Tony Mastroianni Review Collection

Kazan's "Arrangement" Is Waste of Time

Cleveland Press December 26, 1969

Elia Kazan's bad novel, "The Arrangement," is now on the screen; produced, directed and scripted by Elia Kazan. It didn't improve very much in the transfer.

Oh, if one takes a purely academic interest in these things Kazan is a better dramatist than he is a novelist; but what's better than bad ?

The plays like a television or radio set with the volume turned up too loud. Everyone comes on strong and loud -- not good, just loud.

THERE ARE PARTS of "The Arrangement' that are quite serious but come out extremely funny, and other parts that may have been intended as funny but are merely absurd.

Kazan is concerned with the libido of a middle-aged executive, a married man given to Tom-catting around but who has now settled down with one mistress -- in addition to his wife.
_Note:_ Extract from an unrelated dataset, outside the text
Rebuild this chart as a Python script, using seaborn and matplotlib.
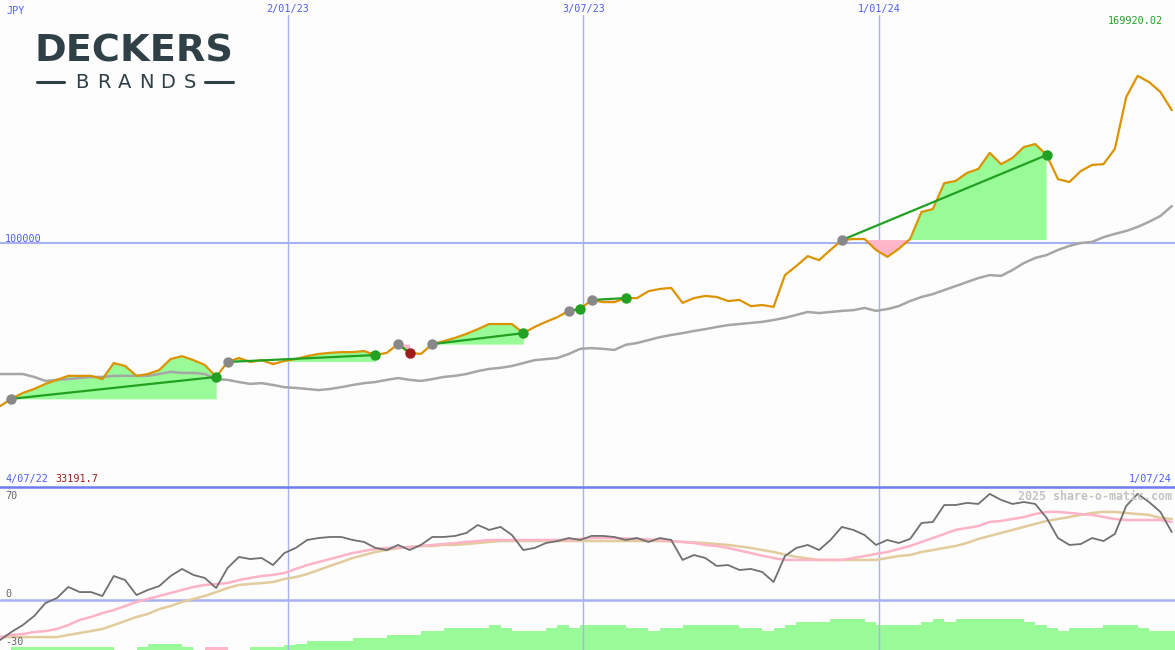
import numpy as np
import pandas as pd
import matplotlib
matplotlib.use("Agg")
import matplotlib.pyplot as plt
import seaborn as sns
from matplotlib.lines import Line2D

# weekly closes (JPY)
weeks = pd.date_range("2022-07-09", periods=104, freq="7D")

price = [55300, 57300, 58900, 60000, 61400, 62500, 63600, 63600, 63600, 62700,
         67100, 66300, 63600, 64100, 65200, 68200, 69000, 67900, 66600, 63300,
         67400, 68500, 67400, 67900, 66800, 67700, 68200, 69000, 69600, 69900,
         70100, 70100, 70400, 69300, 69900, 72300, 69900, 69600, 72300, 73100,
         74000, 75100, 76400, 77800, 77800, 77800, 75300, 77000, 78400, 79700,
         81400, 81900, 84400, 83800, 83800, 84900, 84900, 86800, 87400, 87700,
         83600, 84900, 85500, 85200, 84100, 84400, 82700, 83000, 82500, 91200,
         93700, 96400, 95300, 98100, 100800, 101100, 101100, 98100, 96200, 98400,
         101100, 108500, 109300, 116400, 117000, 119200, 120300, 124700, 121600, 123300,
         126300, 127100, 124100, 117500, 116700, 119700, 121400, 121600, 125800, 140000,
         145800, 144100, 141400, 136400]

avg_line = [64100, 64100, 64100, 63300, 62200, 62500, 62700, 63000, 63300, 63300,
            63600, 63600, 63600, 63600, 64100, 64700, 64400, 64400, 64100, 62700,
            62500, 61900, 61400, 61600, 61100, 60500, 60300, 60000, 59700, 60000,
            60500, 61100, 61600, 61900, 62500, 63000, 62500, 62200, 62700, 63300,
            63600, 64100, 64900, 65500, 65800, 66300, 67100, 67900, 68200, 68500,
            69600, 71000, 71200, 71000, 70700, 72100, 72600, 73400, 74200, 74800,
            75300, 75900, 76400, 77000, 77500, 77800, 78100, 78400, 78900, 79500,
            80300, 81100, 80800, 81100, 81400, 81600, 82200, 81400, 81900, 82700,
            84100, 85200, 86000, 87100, 88200, 89300, 90400, 91200, 91000, 92600,
            94500, 95900, 96700, 98100, 99200, 100000, 100300, 101600, 102500, 103300,
            104400, 105800, 107400, 110100]

# lower panel
osc = [-26.7, -21.3, -16.7, -10.7, -2, 1.3, 8.7, 5.3, 5.3, 2.7,
       16, 13.3, 3.3, 6.7, 9.3, 16, 20.7, 16.7, 14.7, 8,
       21.3, 28.7, 27.3, 28, 23.3, 31.3, 34.7, 40, 41.3, 42,
       42, 40, 38.7, 34.7, 33.3, 36.7, 33.3, 36.7, 42, 42,
       42.7, 44.7, 50, 46.7, 48.7, 43.3, 33.3, 34.7, 38, 39.3,
       41.3, 40, 42.7, 42.7, 42, 40, 41.3, 38.7, 41.3, 40,
       26.7, 30, 28, 22.7, 23.3, 20, 20.7, 18.7, 12, 29.3,
       34.7, 36.7, 33.3, 40, 48.7, 46.7, 43.3, 36.7, 40, 38,
       40.7, 51.3, 52, 63.3, 63.3, 64.7, 64, 70.7, 66.7, 64,
       65.3, 64, 54.7, 41.3, 36.7, 37.3, 41.3, 39.3, 44, 62.7,
       70.7, 65.3, 58.7, 45.3]

osc_fast = [-24.7, -23.3, -22.7, -21.3, -20.7, -19.3, -16.7, -13.3, -11.3, -8.7,
            -6.7, -4, -1.3, 0.7, 2.7, 4.7, 6.7, 8.7, 10, 10.7,
            11.3, 13.3, 14.7, 16, 16.7, 18, 20.7, 23.3, 25.3, 27.3,
            29.3, 31.3, 32.7, 34, 34.7, 34.7, 35.3, 36, 36.7, 37.3,
            38, 38.7, 39.3, 40, 40, 40, 40, 40, 40, 40,
            40, 40.7, 41.3, 41.3, 41.3, 41, 40.7, 40.3, 40, 39.3,
            38.7, 38, 36.7, 36, 34.7, 33, 31.3, 29.5, 28, 26.7,
            26.7, 26.7, 26.7, 26.7, 26.7, 28, 29.3, 30.7, 32, 34,
            36, 38.7, 41.3, 44, 46.7, 48, 49.3, 52, 52.7, 54,
            55.3, 57.3, 58.7, 58.7, 58, 57.3, 56.7, 55.3, 54, 53.3,
            53.3, 53.3, 53.3, 52]

osc_slow = [-24.7, -24.7, -24.7, -24.7, -24.7, -24.7, -23.3, -22, -20.7, -19.3,
            -16.7, -14, -11.3, -9.3, -6, -4, -1.3, 0.7, 2.7, 5.3,
            8, 10, 10.7, 11.3, 12, 14, 15.3, 17.3, 20, 22.7,
            25.3, 28, 30, 32, 33.3, 34.7, 35.3, 36, 36, 36.7,
            36.7, 37.3, 38, 38.7, 39.3, 39.3, 39.3, 39.3, 39.3, 39.3,
            39.3, 39.3, 39.3, 39.3, 39.3, 39.3, 39.3, 39.3, 39.3, 39,
            38.7, 38.3, 38, 37.3, 36.7, 35.7, 34.7, 33.3, 32, 30.3,
            28.7, 27.7, 26.7, 26.7, 26.7, 26.7, 26.7, 26.7, 28, 29.3,
            30, 32, 33.3, 34.7, 36, 38, 40.7, 42.7, 44.7, 46.7,
            48.7, 50.7, 52.7, 54, 55.3, 56.7, 58, 58.7, 58.7, 58,
            57.3, 56.7, 54.7, 54]

vol = [0, 3, 3, 3, 3, 3, 3, 3, 3, 3,
       0, 0, 3, 6, 6, 6, 3, 0, -3, -3,
       0, 0, 3, 3, 3, 5, 6, 9, 9, 9,
       9, 12, 12, 12, 15, 15, 15, 19, 19, 22,
       22, 22, 22, 25, 22, 19, 19, 19, 22, 25,
       22, 25, 25, 25, 25, 22, 22, 19, 22, 22,
       25, 25, 25, 25, 25, 22, 22, 19, 22, 25,
       28, 28, 28, 31, 31, 31, 28, 25, 25, 25,
       25, 28, 31, 28, 31, 31, 31, 31, 31, 31,
       28, 25, 22, 19, 22, 22, 22, 25, 25, 25,
       22, 19, 19, 19]

# (entry week, exit week)
trades = [(1, 19), (20, 33), (35, 36), (38, 46), (50, 51), (52, 55), (74, 92)]

grid_dates = ["2023-01-02", "2023-07-03", "2024-01-01"]
grid_labels = ["2/01/23", "3/07/23", "1/01/24"]

df = pd.DataFrame({"week": weeks, "price": price, "avg": avg_line,
                   "osc": osc, "fast": osc_fast, "slow": osc_slow, "vol": vol})

sns.set_style("white")
plt.rcParams["font.family"] = ["DejaVu Sans Mono"]

W, H = 1175, 650
bg = "#fcfdfc"
blue_txt = "#4f5ff2"
grid_c = "#a9b1f5"

fig = plt.figure(figsize=(W / 100, H / 100), dpi=100, facecolor=bg)
split = 163 / H
ax1 = fig.add_axes([0, split, 1, 1 - split])
axv = fig.add_axes([0, 0, 1, split])
ax2 = fig.add_axes([0, 0, 1, split])
for a in (ax1, axv, ax2):
    a.set_axis_off()
    a.patch.set_visible(False)

x0, x1 = pd.Timestamp("2022-07-09"), pd.Timestamp("2024-07-01")

# grid
for d in grid_dates:
    ax1.axvline(pd.Timestamp(d), ymax=0.97, color=grid_c, lw=1.0, zorder=0)
    ax2.axvline(pd.Timestamp(d), color=grid_c, lw=1.0, zorder=0)
ax1.axhline(100000, color=grid_c, lw=1.5, zorder=0)
ax2.axhline(0, color=grid_c, lw=1.8, zorder=0)

# trade shading
for a, b in trades:
    seg = df.iloc[a:b + 1]
    base = price[a]
    ax1.fill_between(seg["week"], seg["price"], base, where=seg["price"] >= base,
                     interpolate=True, color="#98fb98", lw=0, zorder=1)
    ax1.fill_between(seg["week"], seg["price"], base, where=seg["price"] <= base,
                     interpolate=True, color="#ffb6c8", lw=0, zorder=1)

sns.lineplot(data=df, x="week", y="avg", color="#a6a6a6", lw=1.8, ax=ax1, zorder=2)
sns.lineplot(data=df, x="week", y="price", color="#dc9300", lw=1.6, ax=ax1, zorder=3)

for a, b in trades:
    win = price[b] >= price[a]
    ax1.plot([weeks[a], weeks[b]], [price[a], price[b]], color="#22a022", lw=1.6, zorder=4)
    ax1.plot(weeks[a], price[a], "o", ms=6.5, color="#888888", zorder=5)
    ax1.plot(weeks[b], price[b], "o", ms=6.5,
             color="#22a022" if win else "#a01c1c", zorder=5)

ax1.set_xlim(x0, x1)
ax1.set_ylim(33144, 166582)

# lower panel
axv.bar(df["week"], df["vol"].abs(), width=7, align="edge", lw=0,
        color=["#98fb98" if v >= 0 else "#ffb6c8" for v in vol])
axv.set_xlim(x0, x1)
axv.set_ylim(0, 163)
sns.lineplot(data=df, x="week", y="slow", color="#e2cb9c", lw=1.8, ax=ax2)
sns.lineplot(data=df, x="week", y="fast", color="#ffb3c6", lw=1.8, ax=ax2)
sns.lineplot(data=df, x="week", y="osc", color="#707070", lw=1.3, ax=ax2)
ax2.set_xlim(x0, x1)
ax2.set_ylim(-33.3, 75.3)
for a in (ax1, axv, ax2):
    a.set_axis_off()

# panel separator
fig.add_artist(Line2D([0, 1], [split, split], color="#6d7df0", lw=1.8))


def fx(x, y):
    return x / W, 1 - y / H


fs = 7.3
fig.text(*fx(6, 11), "JPY", color=blue_txt, fontsize=fs, va="center")
for d, lab in zip(grid_dates, grid_labels):
    xx = (pd.Timestamp(d) - x0) / (x1 - x0)
    fig.text(xx, 1 - 9 / H, lab, color=blue_txt, fontsize=fs, ha="center", va="center")
fig.text(*fx(1163, 21), "169920.02", color="#22a022", fontsize=fs, ha="right", va="center")
fig.text(*fx(5, 239), "100000", color=blue_txt, fontsize=fs, va="center")
fig.text(*fx(5, 479), "4/07/22", color=blue_txt, fontsize=fs, va="center")
fig.text(*fx(55, 479), "33191.7", color="#a01c1c", fontsize=fs, va="center")
fig.text(*fx(1172, 479), "1/07/24", color=blue_txt, fontsize=fs, ha="right", va="center")
fig.text(*fx(5, 496), "70", color="#666666", fontsize=fs, va="center")
fig.text(*fx(5, 594), "0", color="#666666", fontsize=fs, va="center")
fig.text(*fx(5, 642), "-30", color="#666666", fontsize=fs, va="center")
fig.text(*fx(1172, 496), "2025 share-o-matic.com", color="#c4c4c4", fontsize=8.4,
         fontweight="bold", ha="right", va="center")

# logo
logo_c = "#2f4047"
fig.text(*fx(134, 51), "DECKERS", color=logo_c, fontsize=27.5, fontweight="bold",
         family="DejaVu Sans", ha="center", va="center")
for i, ch in enumerate("BRANDS"):
    fig.text(*fx(82 + i * 21.5, 83), ch, color=logo_c, fontsize=14,
             family="DejaVu Sans", ha="center", va="center")
for xa, xb in [(37, 64), (205, 233)]:
    fig.add_artist(Line2D([xa / W, xb / W], [1 - 82 / H, 1 - 82 / H], color=logo_c, lw=2.2))

fig.savefig("out.png", dpi=100, facecolor=bg)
Seems he has a little trouble keeping things separated. Seems he really doesn't care. His wife is not only forgiving but absurdly understanding, referring all matters to her psychiatrist. She's killing him with kindness and he's trying to kill himself by steering his small car into the side of a very big truck.

But he doesn't do a very good job of that either. His idea of getting into life is to sit and sulk in his wheelchair.

LATER HE GETS a couple of other ideas, like kidnaping his invalid father and burning down the old family house.

Kazan fills his film with flashbacks and symbols and hallucinations, but there's nothing he can do to make it look modern. Whatever he does is very old fashioned rather than novel. Only in its frankness is it a movie of today. Scrub some of the language, cover up some of the skin and what you have left is parcel of banalities.

Kazan obviously sees something of himself in the protagonist so perhaps he is too close to the character to observe that this is a pretty shallow, self-centered and mostly uninteresting guy.

Kirk Douglas, Deborah Kerr and Faye Dunaway play their parts with a kind of grim determination. Miss Dunaway is a rather cool girlfriend to arouse such passions. All three reach a new high (or low) for major performers willing to appear so nearly in the buff.